Stated goal >>
Your task is to print, exactly and only, the lines from the start of the entries below through the line with "const pairs = (xs, ys)". Include both ends, but skip the pictures.

Items from a dataset
——————

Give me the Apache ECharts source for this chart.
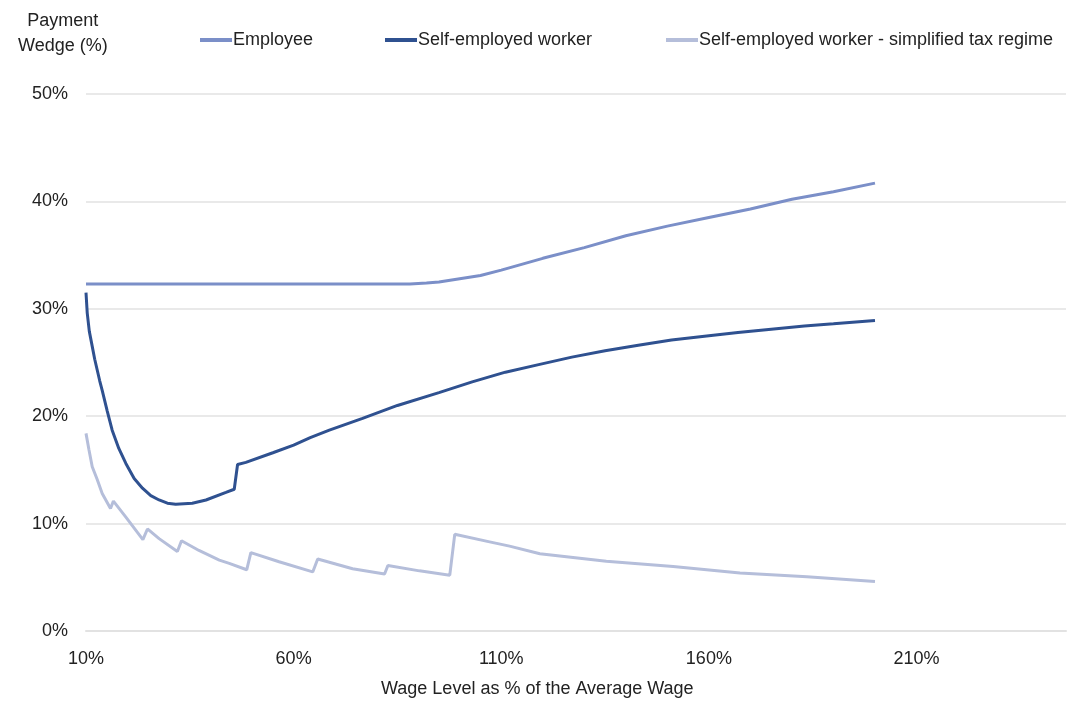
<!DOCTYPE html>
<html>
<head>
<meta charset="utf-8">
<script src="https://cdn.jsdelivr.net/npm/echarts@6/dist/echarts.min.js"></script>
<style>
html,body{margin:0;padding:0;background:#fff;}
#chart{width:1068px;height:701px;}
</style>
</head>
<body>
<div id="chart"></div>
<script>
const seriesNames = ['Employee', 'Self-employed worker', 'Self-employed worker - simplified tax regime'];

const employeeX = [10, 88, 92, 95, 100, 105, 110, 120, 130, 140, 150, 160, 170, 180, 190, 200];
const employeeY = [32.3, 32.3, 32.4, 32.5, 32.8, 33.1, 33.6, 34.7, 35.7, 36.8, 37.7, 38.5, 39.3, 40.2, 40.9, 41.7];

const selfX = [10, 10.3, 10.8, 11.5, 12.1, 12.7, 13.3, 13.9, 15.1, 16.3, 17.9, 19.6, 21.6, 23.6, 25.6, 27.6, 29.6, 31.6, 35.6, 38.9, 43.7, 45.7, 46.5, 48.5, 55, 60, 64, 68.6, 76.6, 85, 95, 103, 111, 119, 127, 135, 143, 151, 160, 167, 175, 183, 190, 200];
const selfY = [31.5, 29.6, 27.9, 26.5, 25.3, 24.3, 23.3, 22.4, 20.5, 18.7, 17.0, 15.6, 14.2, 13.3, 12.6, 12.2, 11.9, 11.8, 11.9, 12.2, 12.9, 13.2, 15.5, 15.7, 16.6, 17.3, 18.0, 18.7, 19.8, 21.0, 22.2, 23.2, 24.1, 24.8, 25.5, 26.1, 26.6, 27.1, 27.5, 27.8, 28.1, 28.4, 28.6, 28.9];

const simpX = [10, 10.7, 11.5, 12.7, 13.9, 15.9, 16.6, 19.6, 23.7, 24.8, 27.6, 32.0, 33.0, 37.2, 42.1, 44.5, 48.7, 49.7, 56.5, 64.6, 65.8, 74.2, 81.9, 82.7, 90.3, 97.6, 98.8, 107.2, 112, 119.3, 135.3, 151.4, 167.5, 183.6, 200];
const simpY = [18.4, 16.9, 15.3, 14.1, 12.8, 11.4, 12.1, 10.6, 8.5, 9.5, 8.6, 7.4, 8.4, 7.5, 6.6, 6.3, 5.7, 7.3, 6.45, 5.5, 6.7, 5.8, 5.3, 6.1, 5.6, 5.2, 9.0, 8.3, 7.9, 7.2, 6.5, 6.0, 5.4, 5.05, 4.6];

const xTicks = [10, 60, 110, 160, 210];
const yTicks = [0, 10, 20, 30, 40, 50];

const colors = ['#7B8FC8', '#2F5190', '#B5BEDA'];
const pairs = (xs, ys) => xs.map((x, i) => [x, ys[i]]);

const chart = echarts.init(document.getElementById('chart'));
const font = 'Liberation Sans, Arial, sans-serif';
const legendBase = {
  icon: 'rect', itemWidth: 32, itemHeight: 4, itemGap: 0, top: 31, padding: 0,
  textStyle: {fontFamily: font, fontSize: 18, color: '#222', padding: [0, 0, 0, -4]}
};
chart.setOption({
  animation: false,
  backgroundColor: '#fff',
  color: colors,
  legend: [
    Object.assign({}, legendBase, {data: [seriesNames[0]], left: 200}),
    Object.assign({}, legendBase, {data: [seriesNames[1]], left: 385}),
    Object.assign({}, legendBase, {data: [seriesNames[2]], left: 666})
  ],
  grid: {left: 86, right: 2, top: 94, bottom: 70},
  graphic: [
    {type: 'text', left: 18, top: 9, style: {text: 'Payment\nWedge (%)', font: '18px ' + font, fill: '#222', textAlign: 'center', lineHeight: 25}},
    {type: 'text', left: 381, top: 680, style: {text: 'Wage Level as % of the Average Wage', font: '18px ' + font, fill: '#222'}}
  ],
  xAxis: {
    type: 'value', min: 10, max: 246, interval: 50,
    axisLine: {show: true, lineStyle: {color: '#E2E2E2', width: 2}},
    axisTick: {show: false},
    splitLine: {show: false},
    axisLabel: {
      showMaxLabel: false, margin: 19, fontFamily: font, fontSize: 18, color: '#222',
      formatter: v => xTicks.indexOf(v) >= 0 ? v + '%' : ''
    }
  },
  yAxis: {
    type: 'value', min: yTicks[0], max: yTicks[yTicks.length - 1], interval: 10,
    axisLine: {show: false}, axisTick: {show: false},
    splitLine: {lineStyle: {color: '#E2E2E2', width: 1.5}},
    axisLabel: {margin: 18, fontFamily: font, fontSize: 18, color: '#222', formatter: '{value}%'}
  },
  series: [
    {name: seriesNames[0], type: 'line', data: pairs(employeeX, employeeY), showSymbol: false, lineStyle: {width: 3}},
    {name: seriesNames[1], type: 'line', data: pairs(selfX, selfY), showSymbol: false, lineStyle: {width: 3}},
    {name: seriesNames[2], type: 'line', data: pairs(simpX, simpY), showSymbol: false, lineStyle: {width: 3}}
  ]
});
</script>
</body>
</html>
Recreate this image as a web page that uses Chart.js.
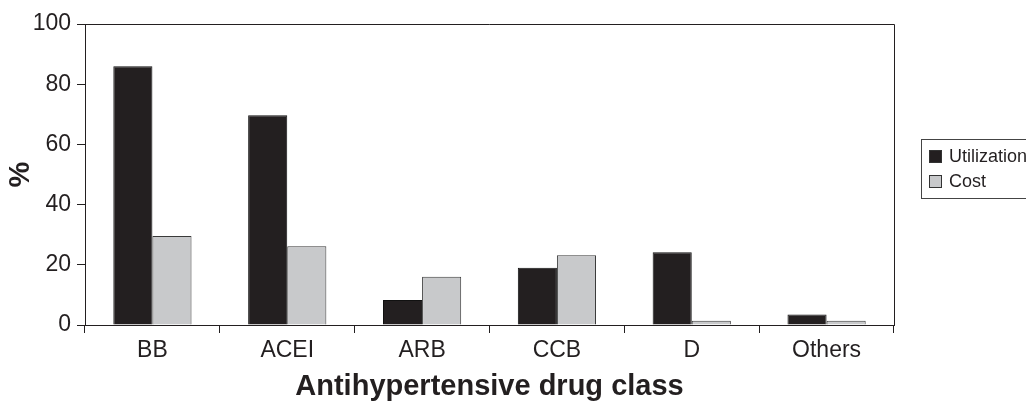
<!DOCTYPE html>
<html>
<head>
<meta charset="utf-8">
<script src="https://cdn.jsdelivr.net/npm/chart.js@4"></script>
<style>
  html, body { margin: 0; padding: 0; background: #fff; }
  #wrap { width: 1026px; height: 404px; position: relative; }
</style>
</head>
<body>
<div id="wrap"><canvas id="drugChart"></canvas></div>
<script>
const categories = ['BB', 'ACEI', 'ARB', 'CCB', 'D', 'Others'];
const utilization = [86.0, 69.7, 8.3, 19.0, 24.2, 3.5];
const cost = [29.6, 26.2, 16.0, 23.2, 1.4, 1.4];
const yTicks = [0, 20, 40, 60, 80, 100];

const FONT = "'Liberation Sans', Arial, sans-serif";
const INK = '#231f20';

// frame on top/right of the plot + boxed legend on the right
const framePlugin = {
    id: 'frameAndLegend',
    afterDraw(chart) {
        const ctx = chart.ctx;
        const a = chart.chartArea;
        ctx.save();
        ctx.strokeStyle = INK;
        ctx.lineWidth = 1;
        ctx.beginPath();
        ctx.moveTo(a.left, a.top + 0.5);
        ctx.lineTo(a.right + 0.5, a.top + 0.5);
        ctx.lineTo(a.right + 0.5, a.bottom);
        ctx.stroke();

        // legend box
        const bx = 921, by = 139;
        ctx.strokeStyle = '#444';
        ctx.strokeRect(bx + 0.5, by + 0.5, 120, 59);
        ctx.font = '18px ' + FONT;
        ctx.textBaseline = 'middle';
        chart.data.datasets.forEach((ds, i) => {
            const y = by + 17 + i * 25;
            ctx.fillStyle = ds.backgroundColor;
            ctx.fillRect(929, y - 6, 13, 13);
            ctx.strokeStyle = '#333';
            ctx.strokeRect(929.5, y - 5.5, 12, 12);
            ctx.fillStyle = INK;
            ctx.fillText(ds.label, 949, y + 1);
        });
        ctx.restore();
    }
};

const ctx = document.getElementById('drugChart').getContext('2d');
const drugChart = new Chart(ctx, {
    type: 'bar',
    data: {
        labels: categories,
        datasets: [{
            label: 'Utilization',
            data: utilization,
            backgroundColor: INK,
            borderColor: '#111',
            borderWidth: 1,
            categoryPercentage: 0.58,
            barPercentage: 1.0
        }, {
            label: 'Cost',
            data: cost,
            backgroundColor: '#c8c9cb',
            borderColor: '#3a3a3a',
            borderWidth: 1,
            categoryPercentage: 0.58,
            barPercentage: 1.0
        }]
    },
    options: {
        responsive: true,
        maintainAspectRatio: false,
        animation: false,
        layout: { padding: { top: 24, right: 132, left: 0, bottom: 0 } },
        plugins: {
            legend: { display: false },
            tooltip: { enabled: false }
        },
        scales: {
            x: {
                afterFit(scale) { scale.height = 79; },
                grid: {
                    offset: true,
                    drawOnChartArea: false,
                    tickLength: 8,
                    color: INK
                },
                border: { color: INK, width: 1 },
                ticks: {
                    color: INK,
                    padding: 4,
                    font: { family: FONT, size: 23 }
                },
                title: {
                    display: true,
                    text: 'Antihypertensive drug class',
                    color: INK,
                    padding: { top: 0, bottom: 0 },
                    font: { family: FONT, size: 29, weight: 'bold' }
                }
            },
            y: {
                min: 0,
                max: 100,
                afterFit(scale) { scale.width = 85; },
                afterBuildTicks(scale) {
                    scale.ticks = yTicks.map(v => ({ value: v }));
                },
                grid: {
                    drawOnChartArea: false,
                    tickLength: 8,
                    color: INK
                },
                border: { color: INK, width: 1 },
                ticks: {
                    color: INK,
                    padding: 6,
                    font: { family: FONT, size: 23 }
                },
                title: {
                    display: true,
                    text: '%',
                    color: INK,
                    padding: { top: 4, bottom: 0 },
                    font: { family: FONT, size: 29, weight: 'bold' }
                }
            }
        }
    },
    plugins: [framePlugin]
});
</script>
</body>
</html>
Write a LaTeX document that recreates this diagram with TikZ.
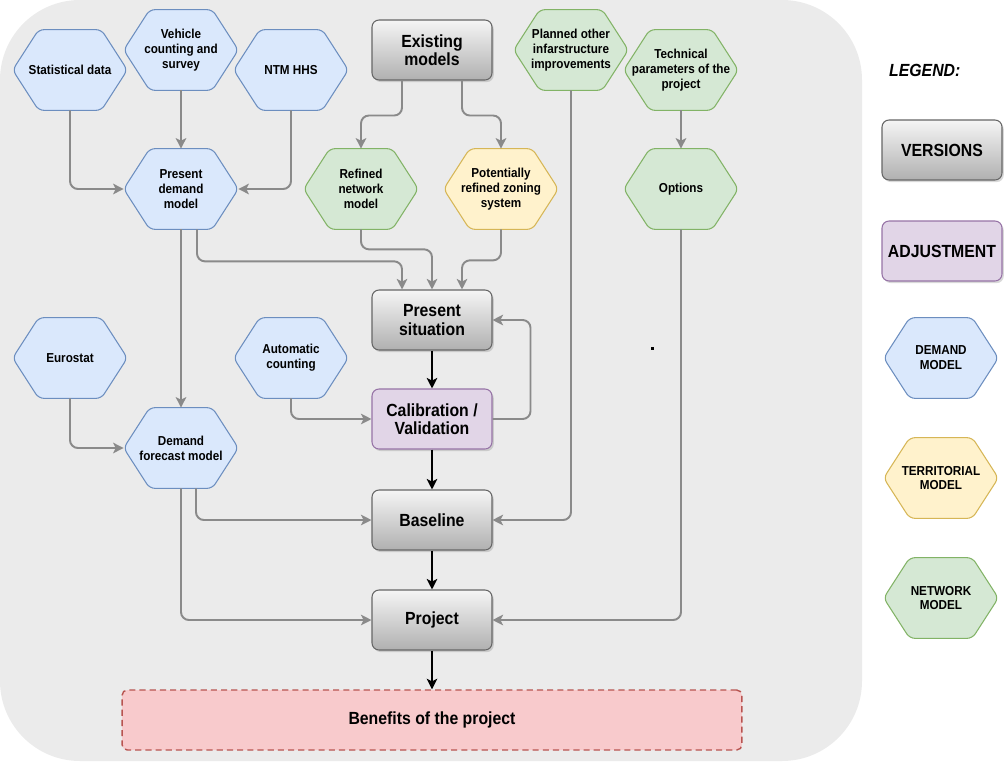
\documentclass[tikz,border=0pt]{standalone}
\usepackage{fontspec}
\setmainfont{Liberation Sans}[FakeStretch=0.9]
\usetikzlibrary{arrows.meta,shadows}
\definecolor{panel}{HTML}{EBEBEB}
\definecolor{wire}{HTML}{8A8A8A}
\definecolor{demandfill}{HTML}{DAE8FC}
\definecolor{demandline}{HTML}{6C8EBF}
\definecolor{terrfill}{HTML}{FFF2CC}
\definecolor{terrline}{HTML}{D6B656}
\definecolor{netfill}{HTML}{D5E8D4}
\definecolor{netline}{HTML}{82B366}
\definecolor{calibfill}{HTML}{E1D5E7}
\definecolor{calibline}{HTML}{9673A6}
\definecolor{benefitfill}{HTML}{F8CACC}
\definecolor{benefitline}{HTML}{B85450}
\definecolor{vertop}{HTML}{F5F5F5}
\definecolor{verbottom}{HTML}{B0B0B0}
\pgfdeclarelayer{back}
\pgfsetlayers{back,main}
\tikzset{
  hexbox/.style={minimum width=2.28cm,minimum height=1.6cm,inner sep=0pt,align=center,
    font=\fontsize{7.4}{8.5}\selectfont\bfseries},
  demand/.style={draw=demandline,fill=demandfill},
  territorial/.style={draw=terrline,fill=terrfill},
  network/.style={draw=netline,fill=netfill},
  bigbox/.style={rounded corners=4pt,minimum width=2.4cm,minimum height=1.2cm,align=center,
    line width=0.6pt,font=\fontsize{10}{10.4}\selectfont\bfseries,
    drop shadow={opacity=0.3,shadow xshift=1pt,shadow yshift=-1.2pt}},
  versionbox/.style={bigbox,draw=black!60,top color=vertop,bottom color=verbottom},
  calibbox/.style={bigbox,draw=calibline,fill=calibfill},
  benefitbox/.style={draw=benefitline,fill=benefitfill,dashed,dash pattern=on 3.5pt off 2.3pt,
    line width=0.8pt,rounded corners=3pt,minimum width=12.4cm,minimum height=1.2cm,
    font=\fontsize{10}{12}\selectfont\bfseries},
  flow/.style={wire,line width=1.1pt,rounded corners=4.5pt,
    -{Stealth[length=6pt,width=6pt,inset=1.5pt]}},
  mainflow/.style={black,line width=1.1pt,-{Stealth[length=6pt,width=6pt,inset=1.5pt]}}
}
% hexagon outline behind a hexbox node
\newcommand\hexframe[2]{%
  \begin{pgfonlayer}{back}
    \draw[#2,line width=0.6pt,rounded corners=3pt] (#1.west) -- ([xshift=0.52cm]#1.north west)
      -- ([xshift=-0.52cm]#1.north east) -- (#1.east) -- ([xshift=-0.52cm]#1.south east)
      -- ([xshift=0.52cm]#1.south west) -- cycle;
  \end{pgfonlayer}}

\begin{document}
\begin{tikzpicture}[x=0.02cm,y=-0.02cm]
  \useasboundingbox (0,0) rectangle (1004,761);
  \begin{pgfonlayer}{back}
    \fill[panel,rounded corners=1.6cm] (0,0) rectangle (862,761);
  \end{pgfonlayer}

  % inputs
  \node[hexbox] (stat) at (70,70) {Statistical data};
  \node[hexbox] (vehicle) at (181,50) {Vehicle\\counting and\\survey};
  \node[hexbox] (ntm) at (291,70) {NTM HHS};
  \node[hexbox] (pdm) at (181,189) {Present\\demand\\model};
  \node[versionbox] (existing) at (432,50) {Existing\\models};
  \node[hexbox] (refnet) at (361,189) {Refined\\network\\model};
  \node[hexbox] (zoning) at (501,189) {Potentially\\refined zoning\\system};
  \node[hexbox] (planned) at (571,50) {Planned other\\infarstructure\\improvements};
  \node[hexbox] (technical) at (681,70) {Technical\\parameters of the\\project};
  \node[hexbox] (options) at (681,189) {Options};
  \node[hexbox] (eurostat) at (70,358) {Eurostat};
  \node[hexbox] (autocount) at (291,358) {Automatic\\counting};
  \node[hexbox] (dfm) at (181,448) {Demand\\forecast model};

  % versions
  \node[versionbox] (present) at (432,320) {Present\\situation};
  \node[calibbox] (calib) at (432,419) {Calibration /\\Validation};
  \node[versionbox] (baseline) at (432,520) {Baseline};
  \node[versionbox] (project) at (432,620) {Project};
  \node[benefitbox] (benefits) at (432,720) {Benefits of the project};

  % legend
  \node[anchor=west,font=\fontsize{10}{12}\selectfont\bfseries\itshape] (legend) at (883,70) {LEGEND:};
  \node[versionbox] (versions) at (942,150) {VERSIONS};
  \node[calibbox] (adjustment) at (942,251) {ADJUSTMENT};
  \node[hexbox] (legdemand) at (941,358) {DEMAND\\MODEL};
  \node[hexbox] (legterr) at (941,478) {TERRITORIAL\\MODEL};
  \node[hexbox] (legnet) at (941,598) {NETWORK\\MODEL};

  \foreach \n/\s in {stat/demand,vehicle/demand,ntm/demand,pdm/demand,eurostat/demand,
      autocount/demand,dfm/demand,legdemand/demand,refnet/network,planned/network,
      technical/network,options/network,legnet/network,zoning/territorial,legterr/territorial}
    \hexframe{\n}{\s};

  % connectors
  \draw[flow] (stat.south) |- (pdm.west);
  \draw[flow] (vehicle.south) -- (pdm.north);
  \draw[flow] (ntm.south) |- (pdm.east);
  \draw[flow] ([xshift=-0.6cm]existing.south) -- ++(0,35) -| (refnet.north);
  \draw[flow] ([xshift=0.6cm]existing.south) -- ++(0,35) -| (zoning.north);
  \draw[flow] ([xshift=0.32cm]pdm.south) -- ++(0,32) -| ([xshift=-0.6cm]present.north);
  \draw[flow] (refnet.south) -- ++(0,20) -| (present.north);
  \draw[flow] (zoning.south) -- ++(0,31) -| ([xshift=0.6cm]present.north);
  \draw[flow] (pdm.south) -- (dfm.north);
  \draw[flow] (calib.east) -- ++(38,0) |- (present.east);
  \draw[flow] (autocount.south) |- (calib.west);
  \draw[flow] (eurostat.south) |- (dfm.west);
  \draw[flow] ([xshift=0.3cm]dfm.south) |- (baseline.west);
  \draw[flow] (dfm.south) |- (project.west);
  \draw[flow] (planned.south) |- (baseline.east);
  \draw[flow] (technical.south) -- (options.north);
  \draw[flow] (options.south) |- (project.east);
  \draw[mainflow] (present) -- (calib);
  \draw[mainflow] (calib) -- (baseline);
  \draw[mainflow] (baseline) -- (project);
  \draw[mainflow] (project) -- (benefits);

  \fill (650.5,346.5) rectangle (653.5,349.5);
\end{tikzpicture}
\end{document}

——————

Result >>
Give me the Apache ECharts source for this chart.
<!DOCTYPE html>
<html>
<head>
<meta charset="utf-8">
<script src="https://cdn.jsdelivr.net/npm/echarts@6/dist/echarts.min.js"></script>
<style>
html,body{margin:0;padding:0;background:#fff;}
#chart{width:1068px;height:701px;}
</style>
</head>
<body>
<div id="chart"></div>
<script>
const seriesNames = ['Employee', 'Self-employed worker', 'Self-employed worker - simplified tax regime'];

const employeeX = [10, 88, 92, 95, 100, 105, 110, 120, 130, 140, 150, 160, 170, 180, 190, 200];
const employeeY = [32.3, 32.3, 32.4, 32.5, 32.8, 33.1, 33.6, 34.7, 35.7, 36.8, 37.7, 38.5, 39.3, 40.2, 40.9, 41.7];

const selfX = [10, 10.3, 10.8, 11.5, 12.1, 12.7, 13.3, 13.9, 15.1, 16.3, 17.9, 19.6, 21.6, 23.6, 25.6, 27.6, 29.6, 31.6, 35.6, 38.9, 43.7, 45.7, 46.5, 48.5, 55, 60, 64, 68.6, 76.6, 85, 95, 103, 111, 119, 127, 135, 143, 151, 160, 167, 175, 183, 190, 200];
const selfY = [31.5, 29.6, 27.9, 26.5, 25.3, 24.3, 23.3, 22.4, 20.5, 18.7, 17.0, 15.6, 14.2, 13.3, 12.6, 12.2, 11.9, 11.8, 11.9, 12.2, 12.9, 13.2, 15.5, 15.7, 16.6, 17.3, 18.0, 18.7, 19.8, 21.0, 22.2, 23.2, 24.1, 24.8, 25.5, 26.1, 26.6, 27.1, 27.5, 27.8, 28.1, 28.4, 28.6, 28.9];

const simpX = [10, 10.7, 11.5, 12.7, 13.9, 15.9, 16.6, 19.6, 23.7, 24.8, 27.6, 32.0, 33.0, 37.2, 42.1, 44.5, 48.7, 49.7, 56.5, 64.6, 65.8, 74.2, 81.9, 82.7, 90.3, 97.6, 98.8, 107.2, 112, 119.3, 135.3, 151.4, 167.5, 183.6, 200];
const simpY = [18.4, 16.9, 15.3, 14.1, 12.8, 11.4, 12.1, 10.6, 8.5, 9.5, 8.6, 7.4, 8.4, 7.5, 6.6, 6.3, 5.7, 7.3, 6.45, 5.5, 6.7, 5.8, 5.3, 6.1, 5.6, 5.2, 9.0, 8.3, 7.9, 7.2, 6.5, 6.0, 5.4, 5.05, 4.6];

const xTicks = [10, 60, 110, 160, 210];
const yTicks = [0, 10, 20, 30, 40, 50];

const colors = ['#7B8FC8', '#2F5190', '#B5BEDA'];
const pairs = (xs, ys) => xs.map((x, i) => [x, ys[i]]);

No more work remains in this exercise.